ST. PAUL -- The Minneapolis-St. Paul International Airport’s terminals keep getting busier.

There were 39,555,036 passengers that flew to or from the airport in 2019, the third year in a row a record was set. This past year’s figure is a 4 percent increase over 2018 and the first time MSP airport has surpassed 39 million, according to airport officials.

Much of that growth appears to be local travelers heading out of town.

“A strong economy along with new routes and increased airline competition continues to propel demand for air travel,” Metropolitan Airports Commission CEO Brian Ryks said in a prepared statement.

A few highlights the past year:

  • The airport’s hub carriers both saw their passenger numbers increase: Delta Air Lines and its affiliates carried 4 percent more passengers and Sun Country 22 percent more. Delta has a commanding share of the local market.

  • The number of travelers originated from MSP was 63 percent in 2019, an increase from 58 percent the year before. Meanwhile, those connecting between flights at MSP fell from 42 percent in 2018 to 37 percent last year.
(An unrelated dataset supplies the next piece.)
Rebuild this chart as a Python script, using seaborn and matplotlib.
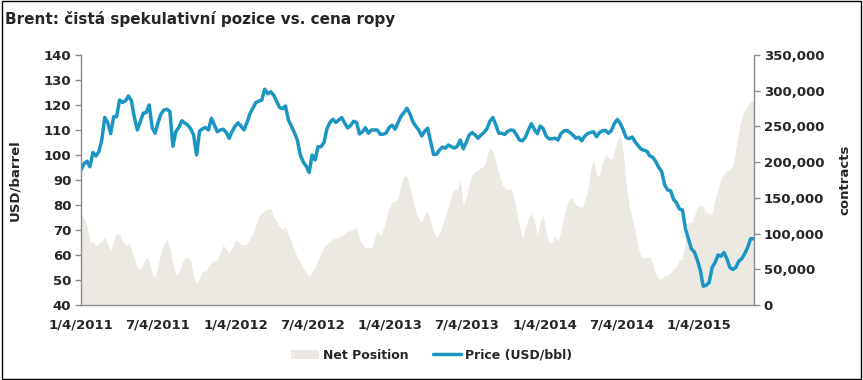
import numpy as np
import pandas as pd
import seaborn as sns
import matplotlib.pyplot as plt
from matplotlib.patches import Patch, Rectangle
from matplotlib.lines import Line2D
from matplotlib.ticker import FuncFormatter

# weekly Brent price, USD/bbl (from 4 Jan 2011)
price = [
    94, 96.5, 97.5, 95.3, 101, 99.6, 101.3, 106, 115, 113,
    108.5, 115.3, 115.3, 122, 121, 121.7, 123.6, 121.7, 115, 110,
    113.3, 116.7, 117, 120, 111, 108.7, 113, 116.5, 118, 118.3,
    117.3, 103.5, 109.3, 111, 113.7, 112.8, 112, 110.5, 108, 100,
    109.5, 110.5, 111, 110, 114.7, 112, 109.3, 110, 110.3, 109,
    106.7, 109.5, 111.5, 112.9, 111.5, 110, 113, 116.5, 118.7, 121,
    121.5, 122, 126.3, 124.5, 125.3, 124, 121.5, 119, 118.5, 119.6,
    114, 111.5, 109, 106, 100, 97.2, 95.5, 93, 100, 98,
    103.3, 103.3, 105, 110.5, 113, 114.3, 113, 114, 115, 112.7,
    110.8, 111.8, 113.5, 113, 108.4, 109.3, 110.9, 108.7, 110, 110,
    110, 108.3, 108.3, 108.8, 111, 111.9, 110.3, 113, 115.5, 117,
    118.7, 116.5, 113.3, 111.5, 110, 107.6, 109.5, 110.7, 105.3, 100.2,
    100.3, 102, 103.2, 102.7, 104, 103.3, 102.8, 103.5, 106, 102.5,
    105, 108, 109, 108, 106.7, 108, 109, 110.5, 113.5, 115,
    112, 108.7, 108.7, 108.2, 109.5, 110, 109.8, 108, 106, 105.7,
    107.1, 110, 112.5, 110.3, 108.5, 111.6, 110.5, 107.5, 106.5, 106.5,
    106.7, 106, 108.6, 109.6, 109.8, 109, 108, 106.7, 107.1, 105.7,
    107.5, 108.6, 109, 109.3, 107.3, 109, 109.7, 109.8, 108.7, 109.8,
    112.6, 114.2, 112.6, 110, 107, 106.5, 107.2, 105.3, 103.8, 102.4,
    101.9, 101.5, 99.6, 99.1, 97.3, 95, 93.3, 88, 86, 85.7,
    82.2, 80.8, 78.4, 78, 70.5, 66.5, 62.5, 61.2, 58, 54,
    47.5, 47.9, 49, 55, 57, 60, 59.5, 61, 58.5, 55,
    54.2, 55, 57.5, 58.5, 60.5, 63, 66.5, 66.5,
]

# net speculative position, thousands of contracts
net_position_k = [
    126, 121, 112, 87, 88, 83, 86, 89, 95, 86,
    76, 90, 100, 98, 90, 84, 86, 78, 66, 53,
    50, 58, 66, 62, 44, 38, 56, 74, 86, 91,
    80, 58, 42, 46, 58, 66, 67, 63, 40, 30,
    38, 48, 47, 54, 61, 62, 63, 74, 84, 78,
    73, 80, 90, 89, 85, 84, 86, 92, 100, 112,
    124, 129, 132, 134, 135, 124, 117, 110, 106, 110,
    99, 88, 77, 67, 60, 52, 45, 40, 47, 53,
    64, 72, 82, 85, 89, 92, 94, 96, 97, 100,
    103, 104, 106, 109, 91, 85, 80, 81, 79, 92,
    104, 97, 106, 120, 136, 145, 145, 150, 168, 181,
    180, 166, 148, 130, 120, 116, 126, 132, 115, 102,
    95, 100, 112, 125, 138, 154, 162, 161, 176, 140,
    150, 170, 182, 187, 189, 192, 195, 208, 220, 215,
    200, 184, 170, 164, 161, 163, 152, 132, 110, 92,
    108, 122, 128, 120, 96, 117, 126, 100, 86, 89,
    95, 90, 104, 125, 140, 150, 148, 140, 138, 136,
    146, 160, 190, 203, 182, 180, 200, 210, 206, 204,
    216, 230, 238, 212, 170, 138, 122, 105, 82, 67,
    66, 66, 68, 56, 44, 37, 37, 42, 42, 45,
    50, 54, 64, 64, 92, 116, 116, 125, 136, 141,
    138, 130, 128, 127, 148, 162, 176, 184, 188, 190,
    195, 218, 244, 262, 273, 279, 286, 285,
]

tick_dates = ["2011-01-04", "2011-07-04", "2012-01-04", "2012-07-04", "2013-01-04",
              "2013-07-04", "2014-01-04", "2014-07-04", "2015-01-04"]
tick_labels = ["1/4/2011", "7/4/2011", "1/4/2012", "7/4/2012", "1/4/2013",
               "7/4/2013", "1/4/2014", "7/4/2014", "1/4/2015"]

dates = pd.date_range("2011-01-04", periods=len(price), freq="7D")
df = pd.DataFrame({"date": dates, "price": price,
                   "net": np.array(net_position_k) * 1000})

blue = "#1b95c2"
beige = "#ebe9e1"
axis_grey = "#8c8c8c"

sns.set_style("white")
plt.rcParams["font.family"] = ["DejaVu Sans"]
plt.rcParams["font.weight"] = "bold"

fig = plt.figure(figsize=(8.63, 3.8), dpi=100)
ax = fig.add_axes([0.0939, 0.1974, 0.7798, 0.6579])
ax2 = ax.twinx()

ax2.fill_between(df["date"], df["net"], color=beige, lw=0)
sns.lineplot(data=df, x="date", y="price", ax=ax, color=blue, lw=2.5)
ax.set_zorder(ax2.get_zorder() + 1)
ax.patch.set_visible(False)

ax.set_xlim(pd.Timestamp("2011-01-04"), pd.Timestamp("2015-05-13"))
ax.set_ylim(40, 140)
ax.set_yticks(range(40, 141, 10))
ax2.set_ylim(0, 350000)
ax2.set_yticks(range(0, 350001, 50000))
ax2.yaxis.set_major_formatter(FuncFormatter(lambda v, p: f"{int(v):,}"))
ax.set_xticks(pd.to_datetime(tick_dates))
ax.set_xticklabels(tick_labels)

for a in (ax, ax2):
    for s in a.spines.values():
        s.set_color(axis_grey)
        s.set_linewidth(1)
    a.spines["top"].set_visible(False)
    a.tick_params(axis="both", direction="out", length=4, width=1,
                  color=axis_grey, labelsize=9.5, pad=3)
ax.tick_params(axis="x", pad=6)
ax.spines["right"].set_visible(False)
ax2.spines["left"].set_visible(False)
ax2.spines["bottom"].set_visible(False)

ax.set_xlabel("")
ax.set_ylabel("USD/barrel", fontsize=9.5, fontweight="bold", labelpad=16)
ax2.set_ylabel("contracts", fontsize=9.5, fontweight="bold", labelpad=10, rotation=90)

fig.text(0.006, 0.95, "Brent: čistá spekulativní pozice vs. cena ropy",
         fontsize=11, fontweight="bold", ha="left", va="center")

handles = [Patch(facecolor=beige, edgecolor="none", label="Net Position"),
           Line2D([0], [0], color=blue, lw=2.5, label="Price (USD/bbl)")]
fig.legend(handles=handles, loc="center", bbox_to_anchor=(0.5, 0.065), ncol=2,
           frameon=False, fontsize=9, handlelength=2.2, columnspacing=2.0,
           handletextpad=0.3)

fig.patches.append(Rectangle((0.002, 0.003), 0.996, 0.994, transform=fig.transFigure,
                             fill=False, edgecolor="black", lw=1))

fig.savefig("out.png", dpi=100)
  • Four airlines added 15 new routes from MSP in 2019, from Aer Lingus adding service to Dublin, Ireland, to Delta adding routes to Seoul, South Korea.

  • The top five airlines are Delta, with 71.2 percent of the passengers; Sun Country with 7.5 percent; American with 5.4 percent, Southwest with 4.8 percent and United with 4.2 percent.
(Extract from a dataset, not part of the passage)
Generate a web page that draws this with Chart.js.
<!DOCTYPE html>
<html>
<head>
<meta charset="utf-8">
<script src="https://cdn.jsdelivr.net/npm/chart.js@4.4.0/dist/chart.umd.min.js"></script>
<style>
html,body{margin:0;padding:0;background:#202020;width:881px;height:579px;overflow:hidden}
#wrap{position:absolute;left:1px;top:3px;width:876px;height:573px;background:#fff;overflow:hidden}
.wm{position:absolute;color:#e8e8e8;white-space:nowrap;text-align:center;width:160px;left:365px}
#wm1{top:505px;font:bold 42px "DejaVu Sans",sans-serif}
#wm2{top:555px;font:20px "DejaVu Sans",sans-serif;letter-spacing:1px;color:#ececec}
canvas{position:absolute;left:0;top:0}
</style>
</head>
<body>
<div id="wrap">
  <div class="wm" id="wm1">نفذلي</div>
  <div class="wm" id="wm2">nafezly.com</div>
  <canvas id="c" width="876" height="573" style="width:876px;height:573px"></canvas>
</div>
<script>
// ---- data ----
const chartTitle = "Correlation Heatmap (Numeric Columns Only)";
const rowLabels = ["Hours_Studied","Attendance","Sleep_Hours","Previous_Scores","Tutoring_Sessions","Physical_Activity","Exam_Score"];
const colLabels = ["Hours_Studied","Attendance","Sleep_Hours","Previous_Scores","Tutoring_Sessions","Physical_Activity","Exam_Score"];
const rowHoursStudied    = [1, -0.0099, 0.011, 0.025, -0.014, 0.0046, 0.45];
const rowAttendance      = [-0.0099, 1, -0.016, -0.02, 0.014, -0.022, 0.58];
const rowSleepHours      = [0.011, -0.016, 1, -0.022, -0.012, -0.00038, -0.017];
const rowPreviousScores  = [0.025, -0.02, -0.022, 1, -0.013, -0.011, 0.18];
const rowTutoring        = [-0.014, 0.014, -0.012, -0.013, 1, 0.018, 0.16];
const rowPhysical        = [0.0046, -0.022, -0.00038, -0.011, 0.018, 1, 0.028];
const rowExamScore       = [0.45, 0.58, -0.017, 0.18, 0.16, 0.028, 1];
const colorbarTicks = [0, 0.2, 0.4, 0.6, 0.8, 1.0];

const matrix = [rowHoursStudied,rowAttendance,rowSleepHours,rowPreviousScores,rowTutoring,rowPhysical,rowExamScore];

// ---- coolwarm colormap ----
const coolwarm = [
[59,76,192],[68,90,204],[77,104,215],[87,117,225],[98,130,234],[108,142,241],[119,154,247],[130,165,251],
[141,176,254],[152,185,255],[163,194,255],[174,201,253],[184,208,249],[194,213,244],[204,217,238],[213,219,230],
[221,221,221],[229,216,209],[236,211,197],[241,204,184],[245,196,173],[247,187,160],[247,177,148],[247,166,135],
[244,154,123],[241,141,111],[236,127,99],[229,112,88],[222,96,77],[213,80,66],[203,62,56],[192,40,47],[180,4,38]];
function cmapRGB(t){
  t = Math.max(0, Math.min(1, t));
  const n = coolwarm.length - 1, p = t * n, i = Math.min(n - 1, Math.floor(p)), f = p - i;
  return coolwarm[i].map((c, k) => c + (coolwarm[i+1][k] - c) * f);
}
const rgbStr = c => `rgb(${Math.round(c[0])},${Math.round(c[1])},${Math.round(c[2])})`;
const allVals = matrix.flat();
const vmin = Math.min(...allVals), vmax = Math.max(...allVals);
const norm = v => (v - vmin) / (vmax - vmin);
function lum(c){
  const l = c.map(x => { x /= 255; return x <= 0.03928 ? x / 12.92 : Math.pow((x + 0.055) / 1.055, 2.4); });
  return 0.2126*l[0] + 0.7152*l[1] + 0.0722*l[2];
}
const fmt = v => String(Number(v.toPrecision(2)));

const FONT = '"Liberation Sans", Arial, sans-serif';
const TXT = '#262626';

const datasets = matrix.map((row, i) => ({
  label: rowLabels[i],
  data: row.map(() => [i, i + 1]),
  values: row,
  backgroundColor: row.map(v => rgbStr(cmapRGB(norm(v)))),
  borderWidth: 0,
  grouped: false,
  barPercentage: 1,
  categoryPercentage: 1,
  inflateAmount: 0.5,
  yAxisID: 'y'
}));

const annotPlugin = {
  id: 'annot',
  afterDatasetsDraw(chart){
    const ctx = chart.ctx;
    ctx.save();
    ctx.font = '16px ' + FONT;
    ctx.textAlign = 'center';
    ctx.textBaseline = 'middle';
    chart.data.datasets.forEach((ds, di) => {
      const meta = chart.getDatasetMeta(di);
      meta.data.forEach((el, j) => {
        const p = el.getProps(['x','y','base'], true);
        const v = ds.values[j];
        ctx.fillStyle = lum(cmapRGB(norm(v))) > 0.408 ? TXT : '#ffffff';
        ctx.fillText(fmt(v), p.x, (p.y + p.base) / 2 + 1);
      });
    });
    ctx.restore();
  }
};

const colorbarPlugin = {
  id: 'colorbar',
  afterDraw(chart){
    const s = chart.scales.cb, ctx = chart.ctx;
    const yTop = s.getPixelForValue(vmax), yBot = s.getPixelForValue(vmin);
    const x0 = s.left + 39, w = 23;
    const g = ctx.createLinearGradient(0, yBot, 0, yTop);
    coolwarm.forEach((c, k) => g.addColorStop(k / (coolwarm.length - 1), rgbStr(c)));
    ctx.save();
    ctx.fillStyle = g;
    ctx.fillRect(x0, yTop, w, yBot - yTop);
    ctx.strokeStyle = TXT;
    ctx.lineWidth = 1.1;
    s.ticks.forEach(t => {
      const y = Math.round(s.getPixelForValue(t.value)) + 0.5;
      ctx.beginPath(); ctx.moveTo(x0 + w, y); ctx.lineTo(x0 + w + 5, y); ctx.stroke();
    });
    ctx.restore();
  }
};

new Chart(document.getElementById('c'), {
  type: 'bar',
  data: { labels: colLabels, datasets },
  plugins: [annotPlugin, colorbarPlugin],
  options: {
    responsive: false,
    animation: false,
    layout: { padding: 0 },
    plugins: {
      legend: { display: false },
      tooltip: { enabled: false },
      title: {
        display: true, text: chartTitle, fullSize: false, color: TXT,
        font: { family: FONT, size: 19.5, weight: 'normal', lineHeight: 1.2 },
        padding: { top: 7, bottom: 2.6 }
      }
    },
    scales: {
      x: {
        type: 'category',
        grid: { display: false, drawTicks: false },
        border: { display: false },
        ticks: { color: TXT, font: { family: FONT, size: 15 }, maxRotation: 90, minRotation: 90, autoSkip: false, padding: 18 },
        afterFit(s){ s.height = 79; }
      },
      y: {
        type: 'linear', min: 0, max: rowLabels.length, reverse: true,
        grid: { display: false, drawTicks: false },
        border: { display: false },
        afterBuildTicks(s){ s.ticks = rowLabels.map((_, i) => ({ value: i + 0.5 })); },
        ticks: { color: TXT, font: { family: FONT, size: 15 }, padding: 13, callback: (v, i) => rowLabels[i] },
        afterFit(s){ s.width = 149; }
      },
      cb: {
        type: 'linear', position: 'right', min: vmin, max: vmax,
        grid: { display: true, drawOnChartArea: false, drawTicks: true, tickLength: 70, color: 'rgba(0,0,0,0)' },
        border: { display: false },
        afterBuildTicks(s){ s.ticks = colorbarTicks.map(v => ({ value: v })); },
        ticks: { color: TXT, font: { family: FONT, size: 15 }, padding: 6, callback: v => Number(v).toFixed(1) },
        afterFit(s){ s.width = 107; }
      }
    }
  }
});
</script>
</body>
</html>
While passenger numbers are up, the actual number of flights arriving or departing on the airport’s runways decreased last year. There were 406,675 landings and takeoffs in 2019, a 0.2 percent decrease from 2018.

“Airlines are flying less but carrying more passengers,” Ryks said. They do that by flying bigger planes, adding seats and filling them.
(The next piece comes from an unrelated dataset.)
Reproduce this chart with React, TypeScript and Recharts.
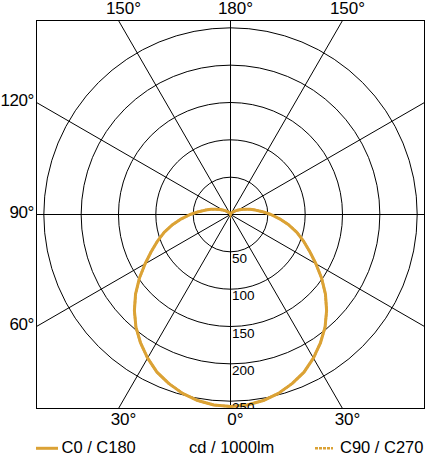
import { RadarChart, Radar, PolarGrid, PolarAngleAxis, PolarRadiusAxis } from 'recharts'

// gamma angles (deg) of the measured half-plane, 0 = straight down
const gammaAngles = [0, 5, 10, 15, 20, 25, 30, 35, 40, 45, 50, 55, 60, 65, 70, 75, 80, 85, 90, 95, 100, 105, 110, 115, 120, 125, 130, 135, 140, 145, 150, 155, 160, 165, 170, 175, 180]

// intensities in cd / 1000lm
const c0c180 = [257, 256, 253, 248, 241, 233, 222, 210, 197, 182, 166, 149, 132, 117, 104, 92, 79, 66, 54, 43, 34, 27, 21, 16, 12, 9, 7, 5, 4, 3, 2, 2, 1, 1, 0, 0, 0]
const c90c270 = [257, 256, 253, 248, 241, 233, 222, 210, 197, 182, 166, 149, 132, 117, 104, 92, 79, 66, 54, 43, 34, 27, 21, 16, 12, 9, 7, 5, 4, 3, 2, 2, 1, 1, 0, 0, 0]

const radiusTicks = [50, 100, 150, 200, 250]
const spokeAngles = [0, 30, 60, 90, 120, 150, 180, 210, 240, 270, 300, 330]

// signed gamma of the labelled spokes (negative = left side)
const topLabels = [-150, 180, 150]
const leftLabels = [-120, -90, -60]
const bottomLabels = [-30, 0, 30]

const ORANGE = '#dba235'
const FONT = '"Liberation Sans", Arial, Helvetica, sans-serif'

// frame / chart geometry
const CX = 230.5
const CY = 214.5
const HALF = 194
const FRAME_X = 36
const FRAME_Y = 20
const SIZE = 600
const R_MAX = 400
const OUTER = 298.7

// full circle: C0 side (0..180) then C180 side coming back
const table = [
    ...gammaAngles.map((g, i) => ({ dir: g, c0: c0c180[i], c90: c90c270[i] })),
    ...gammaAngles.slice(1, -1).reverse().map((g) => {
        const i = gammaAngles.indexOf(g)
        return { dir: 360 - g, c0: c0c180[i], c90: c90c270[i] }
    }),
]

// where a spoke meets the square frame
function frameHit(g: number) {
    const rad = (g * Math.PI) / 180
    const s = Math.sin(rad)
    const c = Math.cos(rad)
    const t = HALF / Math.max(Math.abs(s), Math.abs(c))
    return { x: CX + t * s, y: CY + t * c }
}

const RadiusTick = (props: any) => {
    const { x, y, payload } = props
    return (
        <text x={x + 1.5} y={y + 11} fontSize={13.5} fontFamily={FONT} fill="#000" textAnchor="start">
            {payload.value}
        </text>
    )
}

export default function App() {
    return (
        <div style={{ position: 'absolute', left: 0, top: 0, width: 425, height: 454, overflow: 'hidden', background: '#fff', fontFamily: FONT }}>
            <div style={{ position: 'absolute', left: FRAME_X, top: FRAME_Y, width: 389, height: 389, overflow: 'hidden' }}>
                <div style={{ position: 'absolute', left: CX - SIZE / 2 - 0.5 - FRAME_X, top: CY - SIZE / 2 - 0.5 - FRAME_Y }}>
                    <RadarChart
                        width={SIZE}
                        height={SIZE}
                        data={table}
                        cx={SIZE / 2 + 0.5}
                        cy={SIZE / 2 + 0.5}
                        outerRadius={OUTER}
                        startAngle={-90}
                        endAngle={270}
                        margin={{ top: 0, right: 0, bottom: 0, left: 0 }}
                    >
                        <PolarGrid gridType="circle" polarAngles={spokeAngles} stroke="#000" strokeWidth={1} strokeOpacity={1} />
                        <PolarAngleAxis dataKey="dir" type="number" domain={[0, 360]} tick={false} axisLine={false} tickLine={false} />
                        <PolarRadiusAxis
                            angle={-90}
                            type="number"
                            domain={[0, R_MAX]}
                            ticks={radiusTicks}
                            tick={(p: any) => <RadiusTick {...p} />}
                            axisLine={false}
                            tickLine={false}
                        />
                        <Radar dataKey="c90" stroke={ORANGE} strokeWidth={2.5} strokeDasharray="3 1" fill="none" fillOpacity={0} dot={false} isAnimationActive={false} />
                        <Radar dataKey="c0" stroke={ORANGE} strokeWidth={3} strokeLinejoin="round" fill="none" fillOpacity={0} dot={false} isAnimationActive={false} />
                    </RadarChart>
                </div>
            </div>
            <svg width={425} height={454} style={{ position: 'absolute', left: 0, top: 0 }}>
                <rect x={FRAME_X + 0.5} y={FRAME_Y + 0.5} width={388} height={388} fill="none" stroke="#000" strokeWidth={1} />
                {topLabels.map((g, i) => (
                    <text key={`t${i}`} x={frameHit(g).x + 5} y={14} fontSize={17} textAnchor="middle" fill="#000">
                        {Math.abs(g)}°
                    </text>
                ))}
                {bottomLabels.map((g, i) => (
                    <text key={`b${i}`} x={frameHit(g).x + 5} y={424.5} fontSize={17} textAnchor="middle" fill="#000">
                        {Math.abs(g)}°
                    </text>
                ))}
                {leftLabels.map((g, i) => (
                    <text key={`l${i}`} x={34} y={frameHit(g).y + 3.6} fontSize={17} letterSpacing={-0.4} textAnchor="end" fill="#000">
                        {Math.abs(g)}°
                    </text>
                ))}
                <line x1={36} x2={58} y1={448.3} y2={448.3} stroke={ORANGE} strokeWidth={3} />
                <text x={61.5} y={453.3} fontSize={16.5} fill="#000">C0 / C180</text>
                <text x={189} y={453.3} fontSize={16.5} fill="#000">cd / 1000lm</text>
                <line x1={315} x2={333} y1={448.3} y2={448.3} stroke={ORANGE} strokeWidth={2.5} strokeDasharray="3 1" />
                <text x={340} y={453.3} fontSize={16.5} fill="#000">C90 / C270</text>
            </svg>
        </div>
    )
}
The increase in local travelers “continues to put pressure on front-of-house facilities,” he said. That includes tasks like baggage claim, ticketing, security screening. Long lines at the airport’s security checkpoints were among the worst in the nation in February of 2019 and in August the lines prompted an apology from the airport.

The airport is in the midst of a $1.6 billion remodel to address those concerns and make additional improvements. Highlights of the work include new gates at Terminal 2, a new 5,000-space parking ramp that will open in a few months and the expansion and renovation at Terminal 1.